Grant program: Teaching and Learning Development Grant (TLDG)

Grant recipient: John Nesbit, Faculty of Education

Project team: Elisa Vandenborn and Farimah Salimi, research assistants

Timeframe: May 2012 to January 2013

Funding: $8,200

Course addressed: EDUC 220 – Introduction to Educational Psychology

Final report: View the teams’s final project report (PDF).

From the final report: "Students expressed strong interest in and support for the interviews conducted with guest experts. After class, there was often a group of students crowding around the guest expert and asking questions." … Read more >>

Description: A lecture-tutorial course enrolling over 200 undergraduates will be revised so that students have more opportunities for interacting with the instructor. The new instructional model will have some students attending class in person and others attending via a teleconferencing system. Data will be collected and analysed to investigate students’ attitudes, experiences, and achievement while using the new instructional model. 

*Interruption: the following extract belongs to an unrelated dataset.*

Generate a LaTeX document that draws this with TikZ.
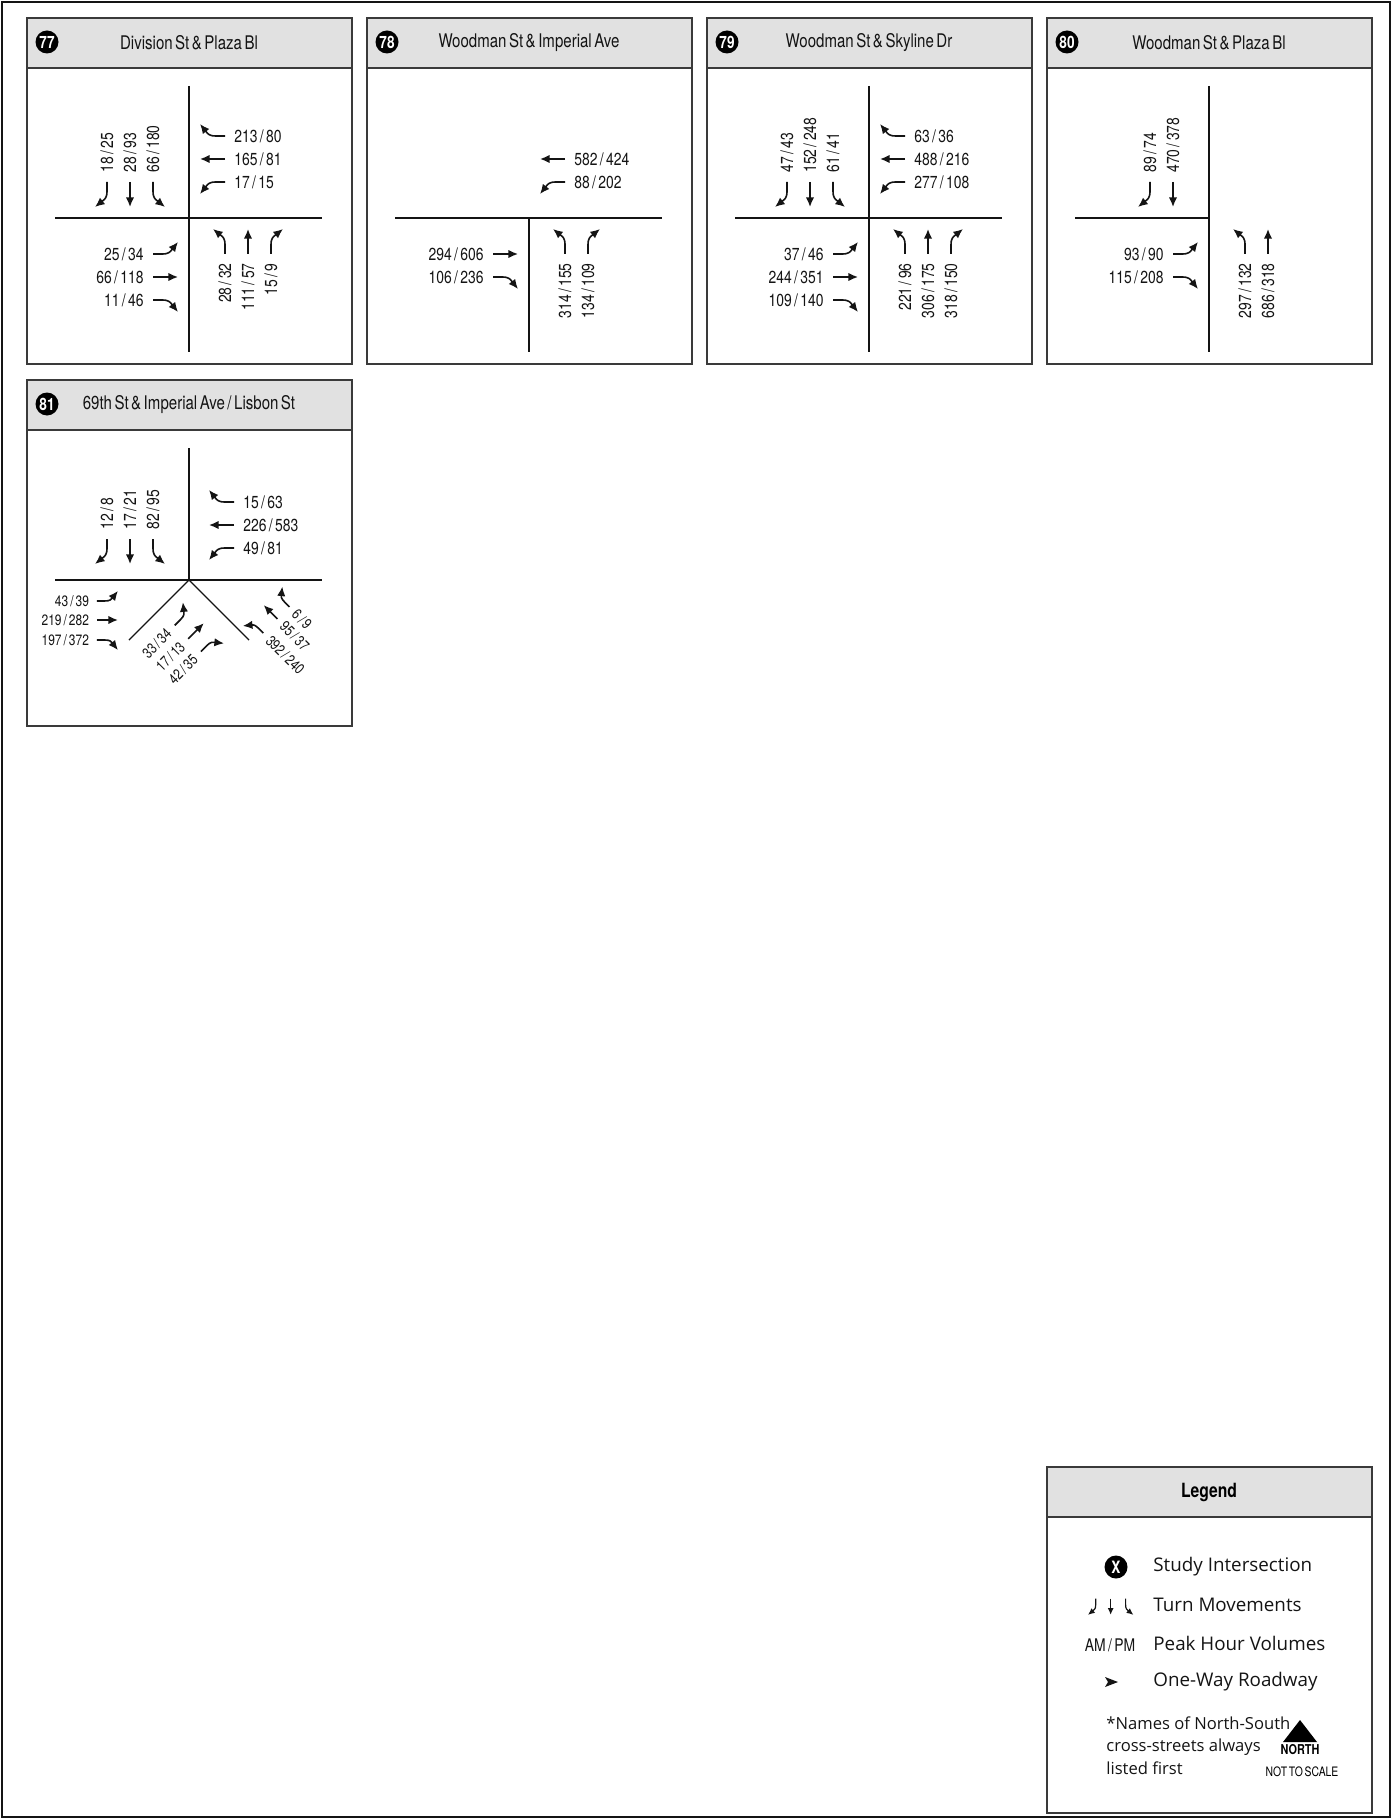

Elements of the model will likely:

  • require each tutorial section (~16 students) to attend in person two instructor-led meetings per term, and to prepare questions and comments for that meeting
  • require each tutorial
section to attend online
two instructor-led
meetings per term, and
to participate in polling
and brief commenting
via the teleconferencing system
  • display input from the online section on a large screen during the meeting
  • allow optional attendance in the instructor-led meetings for students in other sections. Non-attending students will need to access the recording.
  • in half the instructor-led meetings, introduce and interview a guest expert (PhD student or faculty member) who specializes in the topic of the week
  • retain but adapt the multiple TA-led tutorial section meetings

A graduate student, who is a former teaching assistant (TA) for the course, will assist in developing and evaluating the instructional model. We will adapt the current content of the course (including current lecture material, assessments, and tutorial learning activities) to align with the new model. We will administer a questionnaire that assesses students’ perceptions of major features of the model. We will also interview a small number of students to gather more detailed data about their experiences with the model. To assess learning outcomes, I will use many of the same test items as in a previous semester of the course so that test scores can be compared.

Question addressed: The question to be investigated is whether an alternative instructional model would be positively perceived by students and lead to similar or greater achievement outcomes compared with the traditional lecture-tutorial model while maintaining the same instructor-student ratio, physical facilities and registration protocols as a typical, high-enrollment, course at SFU.

Knowledge sharing: We will write a report presenting the results of our analysis of the quantitative and qualitative data. We will present the report at a suitable conference. Under the auspices of the Teaching and Learning Centre, I will gladly meet with other instructors to advise them in implementing the instructional model in their courses.